● Problem requirements:
Retype only the lines running from the line that contains "Give me the" to the line that contains "const sampleNs = 1;", inclusive, and leave the pictures behind.

● Records provided:
▼

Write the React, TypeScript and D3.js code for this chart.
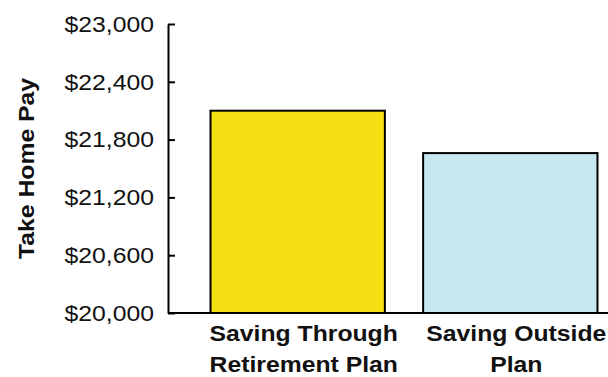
import React, { useRef, useEffect } from "react";
import * as d3 from "d3";

// chart data
const categories = [
  ["Saving Through", "Retirement Plan"],
  ["Saving Outside", "Plan"],
];
const takeHomePay = [22100, 21660];
const barColors = ["#f5e014", "#c6e9f1"];
const yTicks = [20000, 20600, 21200, 21800, 22400, 23000];

const WIDTH = 608;
const HEIGHT = 377;

const TakeHomeChart = () => {
  const ref = useRef<SVGSVGElement | null>(null);

  useEffect(() => {
    if (!ref.current) return;
    const svg = d3.select(ref.current);
    svg.selectAll("*").remove();

    const font = "'Liberation Sans', Arial, Helvetica, sans-serif";
    const fontSize = "22.5px";
    const stretch = "scale(1.1,1)"; // the source font is a bit wider than Arial
    const left = 168;
    const top = 24;
    const bottom = 313;

    const y = d3.scaleLinear().domain([20000, 23000]).range([bottom, top]);
    const x = d3
      .scaleBand<number>()
      .domain(d3.range(categories.length))
      .range([left, 640])
      .paddingInner(0.18)
      .paddingOuter(0.2);

    // bars
    svg
      .append("g")
      .selectAll("rect")
      .data(takeHomePay)
      .enter()
      .append("rect")
      .attr("x", (_d, i) => x(i)!)
      .attr("y", (d) => y(d))
      .attr("width", x.bandwidth())
      .attr("height", (d) => bottom - y(d))
      .attr("fill", (_d, i) => barColors[i])
      .attr("stroke", "#000")
      .attr("stroke-width", 2);

    // y axis, ticks pointing inward
    const yAxis = svg
      .append("g")
      .attr("transform", `translate(${left},0)`)
      .call(
        d3
          .axisLeft(y)
          .tickValues(yTicks)
          .tickSizeInner(-7)
          .tickSizeOuter(0)
          .tickFormat((d) => "$" + d3.format(",")(d as number))
      );
    yAxis.select(".domain").attr("stroke", "#000").attr("stroke-width", 2);
    yAxis.selectAll(".tick line").attr("stroke", "#000").attr("stroke-width", 2);
    yAxis
      .selectAll(".tick text")
      .attr("x", 0)
      .attr("transform", `translate(-14,0) ${stretch}`)
      .attr("fill", "#111")
      .style("font-family", font)
      .style("font-size", fontSize);

    // x axis line
    svg
      .append("line")
      .attr("x1", left)
      .attr("x2", x.range()[1])
      .attr("y1", bottom)
      .attr("y2", bottom)
      .attr("stroke", "#000")
      .attr("stroke-width", 2);

    // category labels
    const labels = svg
      .append("g")
      .selectAll("text")
      .data(categories)
      .enter()
      .append("text")
      .attr(
        "transform",
        (_d, i) => `translate(${x(i)! + x.bandwidth() / 2 + 6},341) ${stretch}`
      )
      .attr("text-anchor", "middle")
      .attr("fill", "#111")
      .style("font-family", font)
      .style("font-size", fontSize)
      .style("font-weight", "bold");
    labels
      .selectAll("tspan")
      .data((d) => d)
      .enter()
      .append("tspan")
      .attr("x", 0)
      .attr("y", (_d, j) => j * 31)
      .text((d) => d);

    // y title
    svg
      .append("text")
      .attr("transform", `translate(34,${(top + bottom) / 2}) rotate(-90) ${stretch}`)
      .attr("text-anchor", "middle")
      .attr("fill", "#111")
      .style("font-family", font)
      .style("font-size", fontSize)
      .style("font-weight", "bold")
      .text("Take Home Pay");
  }, []);

  return (
    <svg
      ref={ref}
      width={WIDTH}
      height={HEIGHT}
      viewBox={`0 0 ${WIDTH} ${HEIGHT}`}
      style={{ display: "block", background: "#fff" }}
    />
  );
};

export default function App() {
  return (
    <>
      <style>{`body{margin:0}`}</style>
      <TakeHomeChart />
    </>
  );
}
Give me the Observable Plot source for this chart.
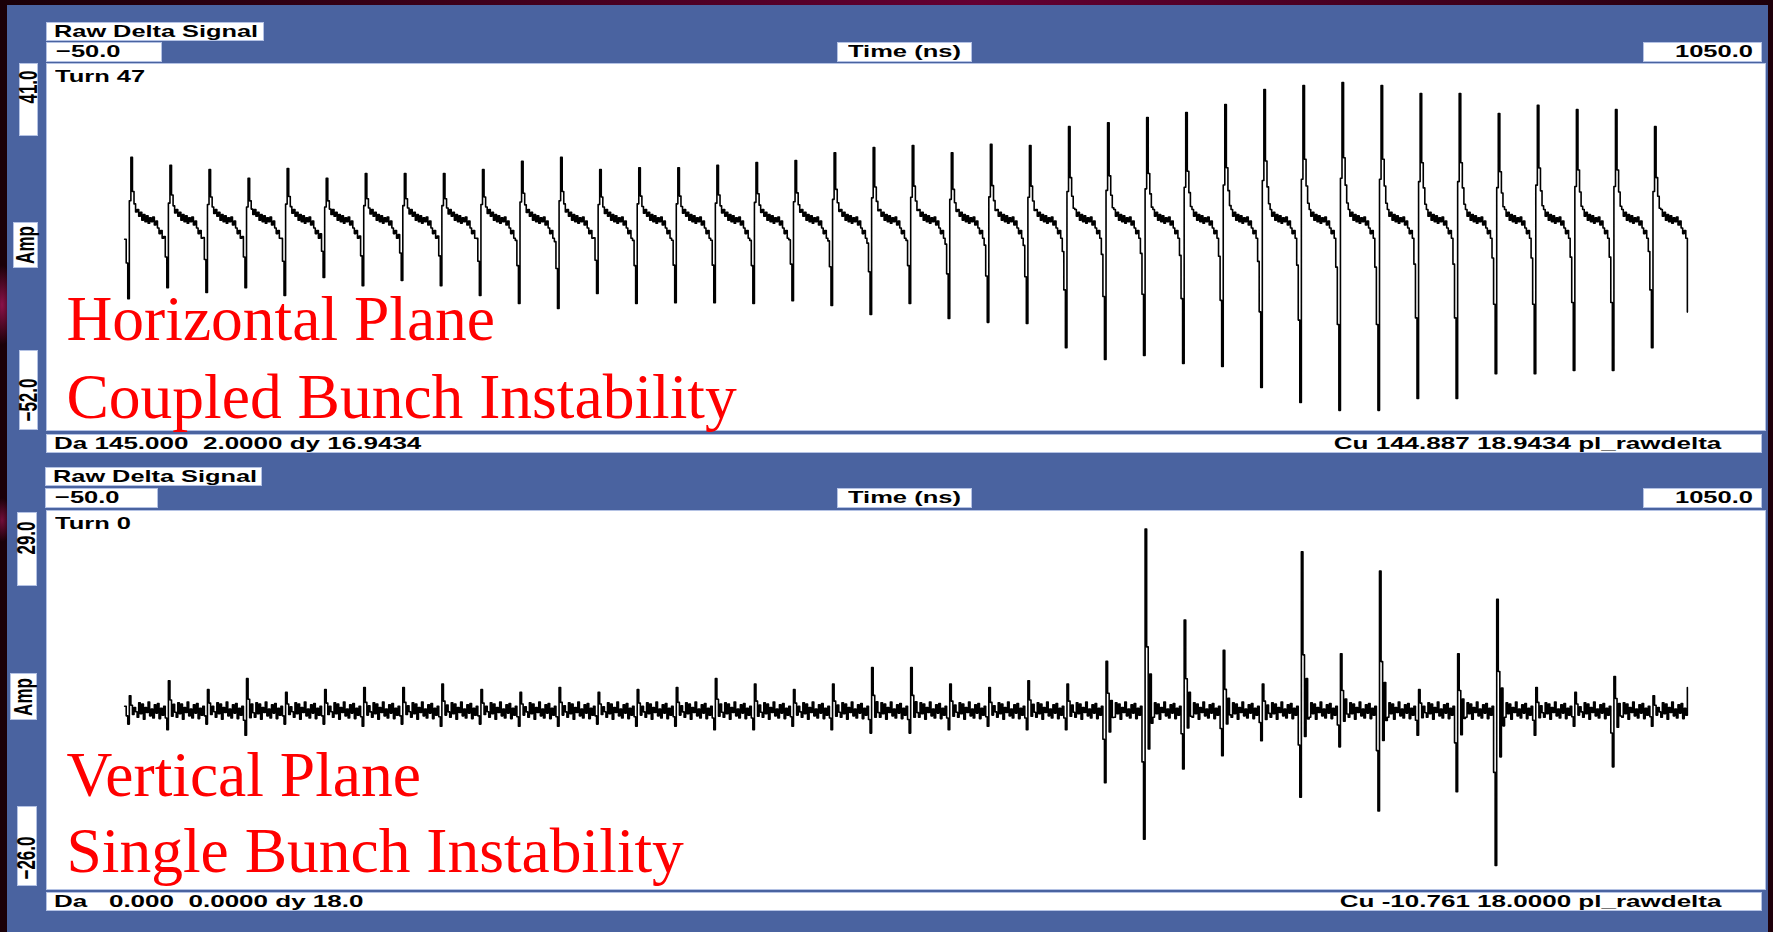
<!DOCTYPE html>
<html>
<head>
<meta charset="utf-8">
<script src="https://cdn.jsdelivr.net/npm/d3@7"></script>
<script src="https://cdn.jsdelivr.net/npm/@observablehq/plot@0.6"></script>
<style>
html,body{margin:0;padding:0;overflow:hidden;background:#1e000b;}
#page{position:relative;width:1773px;height:932px;overflow:hidden;
 background:
  radial-gradient(ellipse 14px 40px at 2px 305px, rgba(150,20,80,0.9), rgba(0,0,0,0) 100%),
  radial-gradient(ellipse 10px 22px at 2px 520px, rgba(150,20,80,0.7), rgba(0,0,0,0) 100%),
  linear-gradient(90deg,#1a0008 0%,#3c0019 25%,#640032 55%,#3c0019 85%,#1e000a 100%);}
#blue{position:absolute;left:7px;top:5px;width:1761px;height:927px;background:#4a63a0;}
.box{position:absolute;background:#fff;box-sizing:border-box;border:1px solid #b4c2e4;}
.lbl{position:absolute;font-family:"Liberation Sans",Arial,Helvetica,sans-serif;font-weight:bold;font-size:17px;line-height:17px;color:#000;white-space:pre;}
.plot{position:absolute;}
</style>
</head>
<body>
<div id="page"><div id="blue"></div></div>
<script>
// ---------------- DATA ----------------
const timeDomain = [-50, 1050];          // ns, x axis of both panels
const timeLabel = "Time (ns)";
const ampLabel = "Amp";
const panelTitle = "Raw Delta Signal";
const bunchSpacingNs = 25;
const sampleNs = 1;

// Horizontal plane, Turn 47 (coupled bunch instability)
const hTurn = "Turn 47";
const hAmpDomain = [-52, 41];
const hBaseline = 1.5;
const hPeaks = [17.2, 15.2, 14.1, 11.9, 14.4, 11.9, 13.1, 13.1, 13.1, 14.1,
                16.2, 17.2, 14.1, 14.6, 14.6, 15.2, 15.9, 16.4, 18.4, 19.7,
                20.2, 18.4, 20.5, 20.2, 25.0, 26.0, 27.3, 28.6, 30.6, 34.4,
                35.4, 36.2, 35.4, 33.4, 33.4, 28.3, 30.4, 29.3, 29.3, 25.0];
const hTroughs = [-18.6, -15.8, -17.0, -15.8, -17.8, -13.2, -15.3, -14.0, -15.3, -17.8,
                  -19.8, -21.1, -17.3, -19.8, -19.6, -19.6, -19.8, -19.1, -20.3, -22.6,
                  -19.8, -23.6, -24.6, -24.9, -31.0, -34.0, -33.0, -35.0, -35.8, -41.1,
                  -44.9, -46.9, -46.9, -43.9, -43.9, -37.6, -37.6, -36.8, -36.8, -31.0];
// shape of one bunch response, one entry per 1 ns sample
const hPeakShape   = [0, 0, 0, 0.3, 1, 0.45, 0.25, 0.12, 0, 0, 0, 0, 0, 0, 0, 0, 0, 0, 0, 0, 0, 0, 0, 0, 0];
const hTroughShape = [0.25, 0.55, 1, 0, 0, 0, 0, 0, 0, 0, 0, 0, 0, 0, 0, 0, 0, 0, 0, 0, 0, 0, 0, 0, 0];
const hRipple      = [0, 0, 0, 0, 0, 0, 0, 0, 2.5, 0.8, 1.8, -0.2, 1.2, -0.6, 0.9, -1.0, 0.4, -0.6, 0.6, -1.4, -0.4, -2.2, -3.6, -2.8, -4.8];
const hTail = -22.0;
const hStatusLeft = "Da 145.000  2.0000 dy 16.9434";
const hStatusRight = "Cu 144.887 18.9434 pl_rawdelta";
const hNote = ["Horizontal Plane", "Coupled Bunch Instability"];

// Vertical plane, Turn 0 (single bunch instability)
const vTurn = "Turn 0";
const vAmpDomain = [-26, 29];
const vBaseline = 0;
const vUps = [2.1, 4.3, 3.0, 4.6, 2.6, 3.0, 3.3, 3.3, 3.8, 3.0,
              2.6, 3.3, 2.6, 3.0, 3.3, 4.6, 3.8, 3.0, 3.8, 6.2,
              6.2, 3.8, 3.3, 4.3, 3.8, 7.1, 26.3, 13.1, 8.7, 3.8,
              23.0, 8.2, 20.2, 3.0, 8.2, 16.1, 3.3, 2.6, 4.9, 2.1];
const vDowns = [-2.0, -2.8, -2.0, -3.6, -2.0, -2.0, -2.3, -2.0, -2.3, -2.0,
                -2.3, -2.3, -2.0, -2.3, -2.3, -2.8, -2.8, -2.3, -2.8, -3.3,
                -3.3, -2.8, -2.3, -2.8, -2.8, -10.5, -18.7, -8.5, -6.6, -4.4,
                -12.6, -5.3, -14.6, -3.6, -11.8, -22.5, -3.6, -2.3, -8.2, -2.3];
const vUpShape   = [0, 0, 0, 1, 0.35, 0, 0.2, 0, 0, 0, 0, 0, 0, 0, 0, 0, 0, 0, 0, 0, 0, 0, 0, 0, 0];
const vDownShape = [0, 0.4, 1, 0, 0, 0.3, 0, 0.1, 0, 0, 0, 0, 0, 0, 0, 0, 0, 0, 0, 0, 0, 0, 0, 0, 0];
const vNoise     = [0.6, 0, 0, 0, 0, 0, 0, 0, -1.0, 1.1, -0.5, 0.9, -1.3, 0.4, -0.3, 1.2, -0.8, 0.2, -1.1, 0.8, -0.4, 1.0, -1.2, 0.3, -0.7];
const vTail = 3.3;
const vStatusLeft = "Da   0.000  0.0000 dy 18.0";
const vStatusRight = "Cu -10.761 18.0000 pl_rawdelta";
const vNote = ["Vertical Plane", "Single Bunch Instability"];

// ---------------- BUILD SERIES ----------------
function buildSeries(ups, downs, base, upShape, downShape, extra, tail) {
  const out = [];
  ups.forEach((u, k) => {
    const U = u - base, D = downs[k] - base;
    upShape.forEach((f, i) => {
      out.push({t: k * bunchSpacingNs + i * sampleNs, v: base + f * U + downShape[i] * D + extra[i]});
    });
  });
  out.push({t: ups.length * bunchSpacingNs, v: tail});
  return out;
}
const hSeries = buildSeries(hPeaks, hTroughs, hBaseline, hPeakShape, hTroughShape, hRipple, hTail);
const vSeries = buildSeries(vUps, vDowns, vBaseline, vUpShape, vDownShape, vNoise, vTail);

// ---------------- LAYOUT ----------------
const page = document.getElementById("page");
const fmt = d3.format(".1f");

function box(l, t, w, h) {
  const d = document.createElement("div");
  d.className = "box";
  Object.assign(d.style, {left: l + "px", top: t + "px", width: w + "px", height: h + "px"});
  page.appendChild(d);
}
function label(text, x, base, anchor, sx) {
  const d = document.createElement("div");
  d.className = "lbl";
  d.textContent = text;
  d.style.top = (base - 14.4) + "px";
  if (anchor === "end") { d.style.right = (1773 - x) + "px"; d.style.transformOrigin = "100% 0"; }
  else { d.style.left = x + "px"; d.style.transformOrigin = "0 0"; }
  d.style.transform = `scaleX(${sx || 1.5})`;
  page.appendChild(d);
}
function vlabel(text, cx, cy) {
  const w = document.createElement("div");
  w.style.cssText = `position:absolute;left:${cx}px;top:${cy}px;width:0;height:0;`;
  const s = document.createElement("div");
  s.className = "lbl";
  s.textContent = text;
  s.style.left = "0px"; s.style.top = "0px";
  s.style.transformOrigin = "0 0";
  s.style.transform = "scaleX(1.5) rotate(-90deg) translate(-50%,-50%)";
  w.appendChild(s);
  page.appendChild(w);
}

function panel(cfg) {
  const {series, ampDomain, top, height, note, noteDy, turn, statusLeft, statusRight, y0, boxes, vl} = cfg;
  box(boxes.title[0], boxes.title[1], boxes.title[2], 19);
  label(panelTitle, boxes.title[0] + 8, boxes.title[1] + 15, "start", 1.49);
  box(boxes.xmin[0], boxes.xmin[1], boxes.xmin[2], 20);
  label(fmt(timeDomain[0]), boxes.xmin[0] + 10, boxes.xmin[1] + 15.5);
  box(837, boxes.xmin[1], 135, 20);
  label(timeLabel, 848, boxes.xmin[1] + 15.5);
  box(1643, boxes.xmin[1], 119, 20);
  label(fmt(timeDomain[1]), 1753, boxes.xmin[1] + 15.5, "end");
  box(vl.ymax[0], vl.ymax[1], vl.ymax[2], vl.ymax[3]);
  vlabel(fmt(ampDomain[1]), vl.ymax[0] + vl.ymax[2] / 2, vl.ymaxC);
  box(vl.amp[0], vl.amp[1], vl.amp[2], vl.amp[3]);
  vlabel(ampLabel, vl.amp[0] + vl.amp[2] / 2, vl.amp[1] + vl.amp[3] / 2);
  box(vl.ymin[0], vl.ymin[1], vl.ymin[2], vl.ymin[3]);
  vlabel(fmt(ampDomain[0]), vl.ymin[0] + vl.ymin[2] / 2, vl.yminC);

  const serif = "'Liberation Serif','Times New Roman',serif";
  const chart = Plot.plot({
    width: 1719, height, margin: 0,
    x: {domain: timeDomain, axis: null},
    y: {domain: ampDomain, axis: null},
    style: {background: "#ffffff", overflow: "visible"},
    marks: [
      Plot.frame({stroke: "#b4c2e4"}),
      Plot.line(series, {x: "t", y: "v", curve: "step-after", stroke: "#000", strokeWidth: 1.6}),
      Plot.text([note[0]], {frameAnchor: "bottom-left", dx: 20, dy: noteDy[0], lineAnchor: "bottom", textAnchor: "start",
        fill: "#ff0000", fontSize: 63.5, fontFamily: serif}),
      Plot.text([note[1]], {frameAnchor: "bottom-left", dx: 20, dy: noteDy[1], lineAnchor: "bottom", textAnchor: "start",
        fill: "#ff0000", fontSize: 63.5, fontFamily: serif})
    ]
  });
  const wrap = document.createElement("div");
  wrap.className = "plot";
  wrap.style.left = "46px"; wrap.style.top = top + "px";
  wrap.appendChild(chart);
  page.appendChild(wrap);
  label(turn, 55, top + 19);

  box(46, y0, 1716, 19);
  label(statusLeft, 54, y0 + 15, "start", 1.53);
  label(statusRight, 1721, y0 + 15, "end", 1.53);
}

panel({
  series: hSeries, ampDomain: hAmpDomain, top: 63, height: 367,
  note: hNote, noteDy: [-91, -13], turn: hTurn,
  statusLeft: hStatusLeft, statusRight: hStatusRight, y0: 434,
  boxes: {title: [46, 22, 218], xmin: [46, 42, 116]},
  vl: {ymax: [19, 63, 19, 73], ymaxC: 87, amp: [13, 222, 25, 46], ymin: [19, 350, 19, 80], yminC: 400}
});
panel({
  series: vSeries, ampDomain: vAmpDomain, top: 510, height: 379,
  note: vNote, noteDy: [-94, -18], turn: vTurn,
  statusLeft: vStatusLeft, statusRight: vStatusRight, y0: 892,
  boxes: {title: [45, 467, 217], xmin: [45, 488, 113]},
  vl: {ymax: [17, 512, 20, 74], ymaxC: 538, amp: [10, 673, 27, 47], ymin: [17, 806, 20, 80], yminC: 858}
});
</script>
</body>
</html>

▲

● Response to the exercise:
Give me the Observable Plot source for this chart.
<!DOCTYPE html>
<html>
<head>
<meta charset="utf-8">
<script src="https://cdn.jsdelivr.net/npm/d3@7"></script>
<script src="https://cdn.jsdelivr.net/npm/@observablehq/plot@0.6"></script>
<style>
html,body{margin:0;padding:0;overflow:hidden;background:#1e000b;}
#page{position:relative;width:1773px;height:932px;overflow:hidden;
 background:
  radial-gradient(ellipse 14px 40px at 2px 305px, rgba(150,20,80,0.9), rgba(0,0,0,0) 100%),
  radial-gradient(ellipse 10px 22px at 2px 520px, rgba(150,20,80,0.7), rgba(0,0,0,0) 100%),
  linear-gradient(90deg,#1a0008 0%,#3c0019 25%,#640032 55%,#3c0019 85%,#1e000a 100%);}
#blue{position:absolute;left:7px;top:5px;width:1761px;height:927px;background:#4a63a0;}
.box{position:absolute;background:#fff;box-sizing:border-box;border:1px solid #b4c2e4;}
.lbl{position:absolute;font-family:"Liberation Sans",Arial,Helvetica,sans-serif;font-weight:bold;font-size:17px;line-height:17px;color:#000;white-space:pre;}
.plot{position:absolute;}
</style>
</head>
<body>
<div id="page"><div id="blue"></div></div>
<script>
// ---------------- DATA ----------------
const timeDomain = [-50, 1050];          // ns, x axis of both panels
const timeLabel = "Time (ns)";
const ampLabel = "Amp";
const panelTitle = "Raw Delta Signal";
const bunchSpacingNs = 25;
const sampleNs = 1;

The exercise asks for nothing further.